Für Augenoptiker ist diese Trennung eine Selbstverständlichkeit und die Wortwahl der Aufklärung ist fokussiert auf die Beseitigung des Augenfehlers. Die Seh-Anforderungen und der Seh-Alltag jedes Einzelnen finden selten Raum. Den gängigen Augenträgern hingegen fehlt das Bewusstsein und Basiswissen um selbst Einfluß zu nehmen.

Eine unabhängige Aufklärung und das Wissen um den eigenen Status Quo im Vorfeld ist die Lösung.
Wir kaufen doch auch nicht das nächst beste Handy, was man uns in die Hand drückt, sondern überlegen uns vorher: Wann und wo will ICH es einsetzen?

Selbstgemacht ans Eingemachte

Die Beichte zum Schluss.  Als ich noch im Brillenladen tätig war habe ich selbstredend eine Brille getragen. Irgendwann war auch ich „reif“ und musste den Einstieg in die Gleitsichtgläser vornehmen. Die Jahre vergingen und mein Nahzusatz hat sich der Statistik entsprechend erhöht. Auch hatte ich ordnungsgemäß für zu Hause ein Nahkomfort-Gleitsichtglas (im Volksmund Arbeitsplatzbrille). Die ich dort im Übrigen immer getragen habe, denn ein Arbeitsplatz ist auch die Küche oder ein Ort um etwas zu reparieren.
Im Geschäft hatte ich allerdings immer meine schöne Auswahl an Allround-Gleitsichtgläsern im Gesicht. Stehen, laufen und sitzen hat sich verteilt über den Tag und ich war in dem Gefühl „allround“ zu sein. Leider nicht „allright“. Ich muss immer noch den Kopf schütteln das mir das, als Augenoptikermeisterin, passieren konnte. Regelmäßig bekam ich nach einem Arbeitstag heftige Halswirbelsäulenprobleme und Kopfschmerzen. Ich war verspannt, im doppelten Sinn des Wortes. Bis mir eines Tages, im direkten Gegenüber mit einem Kunden bewußt wurde, wie weit ich meinen Kopf in den Nacken lege, um klar und deutlich zu sehen. Beim Blick an den Beratungsplätzen auf den Bildschirm, bei der Augenkontrolle auf die Prüfgeräte und teilweise in der Werkstatt – genau das Gleiche!

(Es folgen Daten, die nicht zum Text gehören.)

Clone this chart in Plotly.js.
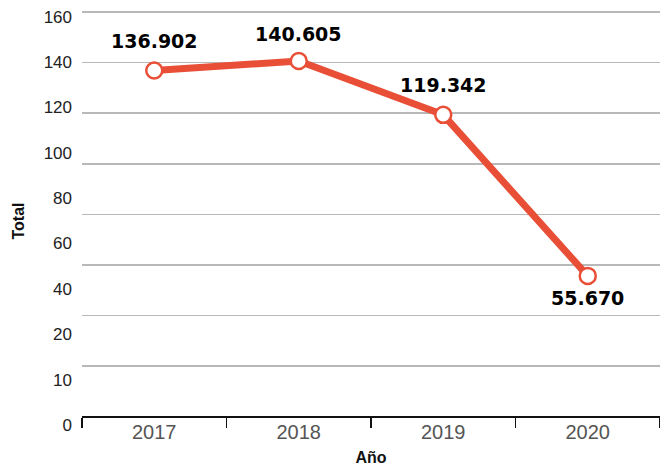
<!DOCTYPE html>
<html>
<head>
<meta charset="utf-8">
<script src="https://cdn.plot.ly/plotly-3.0.1.min.js"></script>
<style>
  html, body { margin: 0; padding: 0; background: #ffffff; }
  #chart { width: 660px; height: 468px; }
</style>
</head>
<body>
<div id="chart"></div>
<script>
// ---- data ----
const years = ['2017', '2018', '2019', '2020'];
const totals = [136.902, 140.605, 119.342, 55.670];
const totalLabels = ['136.902', '140.605', '119.342', '55.670'];
const yTickLabels = ['0', '10', '20', '40', '60', '80', '100', '120', '140', '160'];
const gridValues = [20, 40, 60, 80, 100, 120, 140, 160];

// ---- style ----
const RED = '#e94f37';
const W = 660, H = 468;
const M = { l: 82, r: 0, t: 10, b: 36 };
const plotH = H - M.t - M.b;          // 422
const axisLinePx = 416.7;             // pixel row of the x axis line
const xAxisPos = (H - M.b - axisLinePx) / plotH;

const lineTrace = {
  x: years,
  y: totals,
  xaxis: 'x',
  yaxis: 'y',
  type: 'scatter',
  mode: 'lines+markers',
  line: { color: RED, width: 7 },
  marker: { size: 16, color: '#ffffff', line: { color: RED, width: 2.5 } },
  hoverinfo: 'skip',
  showlegend: false,
  cliponaxis: false
};

// carrier for the tick-label axis
const labelAxisTrace = {
  x: [years[0]],
  y: [null],
  xaxis: 'x',
  yaxis: 'y2',
  type: 'scatter',
  mode: 'markers',
  hoverinfo: 'skip',
  showlegend: false
};

const annotations = years.map((yr, i) => ({
  x: i,
  y: totals[i],
  xref: 'x',
  yref: 'y',
  text: '<b>' + totalLabels[i] + '</b>',
  showarrow: false,
  xanchor: 'center',
  yanchor: 'middle',
  yshift: i === years.length - 1 ? -22 : (i === 1 ? 27 : 29.5),
  font: { family: 'DejaVu Sans', size: 19, color: '#000000' }
}));

const layout = {
  width: W,
  height: H,
  margin: M,
  paper_bgcolor: '#ffffff',
  plot_bgcolor: '#ffffff',
  font: { family: 'Liberation Sans, Arial, sans-serif', color: '#222222' },
  showlegend: false,
  xaxis: {
    type: 'category',
    range: [-0.5, 3.5],
    anchor: 'free',
    position: xAxisPos,
    showline: true,
    linecolor: '#111111',
    linewidth: 2,
    showgrid: false,
    zeroline: false,
    ticks: 'outside',
    tickson: 'boundaries',
    ticklen: 10,
    tickwidth: 1.5,
    tickcolor: '#111111',
    tickfont: { family: 'Liberation Sans, Arial, sans-serif', size: 20, color: '#555555' },
    ticklabelstandoff: -3,
    title: {
      text: 'Año',
      standoff: 9,
      font: { family: 'Liberation Sans, Arial, sans-serif', size: 16, color: '#111111', weight: 'bold' }
    },
    automargin: false,
    fixedrange: true
  },
  yaxis: {
    range: [(H - M.b - axisLinePx) / -2.5294, 160 + (12 - M.t) / 2.5294],
    tickmode: 'array',
    tickvals: gridValues,
    showticklabels: false,
    ticks: '',
    showgrid: true,
    gridcolor: '#b8b8b8',
    gridwidth: 1.5,
    zeroline: false,
    showline: false,
    automargin: false,
    fixedrange: true
  },
  yaxis2: {
    overlaying: 'y',
    side: 'left',
    anchor: 'x',
    range: [-(H - M.b - 425) / 45.37, 9 + (16.7 - M.t) / 45.37],
    tickmode: 'array',
    tickvals: yTickLabels.map((_, i) => i),
    ticktext: yTickLabels,
    ticks: '',
    ticklabelstandoff: 9,
    tickfont: { family: 'Liberation Sans, Arial, sans-serif', size: 17, color: '#222222' },
    showgrid: false,
    zeroline: false,
    showline: false,
    title: {
      text: 'Total',
      standoff: 15,
      font: { family: 'Liberation Sans, Arial, sans-serif', size: 16, color: '#111111', weight: 'bold' }
    },
    automargin: false,
    fixedrange: true
  },
  annotations: annotations
};

Plotly.newPlot('chart', [labelAxisTrace, lineTrace], layout, { staticPlot: true, displayModeBar: false });
</script>
</body>
</html>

Die Lösung war einfach. Ich habe nur noch Nahkomfort-Gleitsichtbrillen aufgesetzt. Damit war zwar der Blick geradeaus ab 6 Metern getrübt, aber ich hab’ auch niemanden übersehen oder umgerannt.
Heute sitze ich hauptsächlich am Schreibtisch und wechsele mehrmals am Tag meine verschiedenen Nahgleitsicht-Brillen. UUUUND verändere die Entfernung und den Neigungswinkel zum Bildschirm, Stuhlhöhe usw. Meine falsche Nutzung der Brillen hatte somit Auswirkungen auf meine Gesundheit. 

Mit diesem Geständnis möchte ich deutlich machen, wie sehr uns die Augen, unbemerkt, im Stich lassen, weil wir nicht achtsam mit unseren Gewohnheiten sind.